The kits also came with adapter bracket mounting points that connected to the lower end of the shock absorbers. We found the instructions to be off here in that the end of the shock must be turned 180 degrees so that the adapter bracket will be in the right position. 

Finally the bar had to be manoeuvered into place as it actually snakes in and out of the suspension components. Then everything was bolted down and checked that everything was clear through the entire suspension travel. Still, I wonder what will happen if I try to get a lower strut bar in there. 

Front Sway Bar

The front sway bar was a little more complicated than the rear. As my car did not have any sway bars, the suspension arms did not have the mounting holes. Hence the supplied brackets had to be used. 

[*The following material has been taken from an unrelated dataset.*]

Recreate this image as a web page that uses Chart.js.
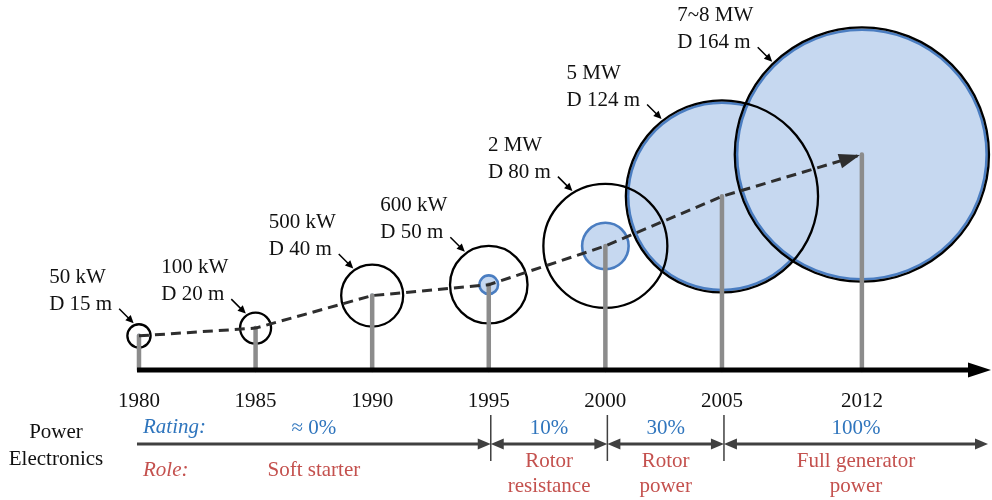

The first step was to get the adapter brackets mounted. This did not prove to be too difficult and everything bolted on correctly. 

Next two subframe bolts had to be removed and the supplied pivot points were put in. The design seemed strange but it seemed very strong so we decided to take a wait and see attitude. 

Bolting the main bar up, I found the clearance between the catalytic converter to the bar to be insufficient, so I went ahead and removed the heat shield, which gave it a little more clearance (about 1.5cm). The rest of the bar went in fine and again I double checked everything. 

The Test Ride

Taking the car out for a test drive, I found the handling very much improved. Even with the front bar, the feel is very neutral, although the car seemed to understeer more on lefts than rights. 

I took it back and double checked everything. Everything seemed fine. I turned my attention to the brakes and true enough, one of the pads on the right rear brake wasn't sitting properly (probably a minor oversight during the brake install). Fixed it and took it out for a spin. 

With that minor glitch ironed out, the car handles beautifully. No more understeer sideways wheel-hopping. In fact it's easy to push the car into slight oversteer. Got to take it to the track soon to push it to its limits.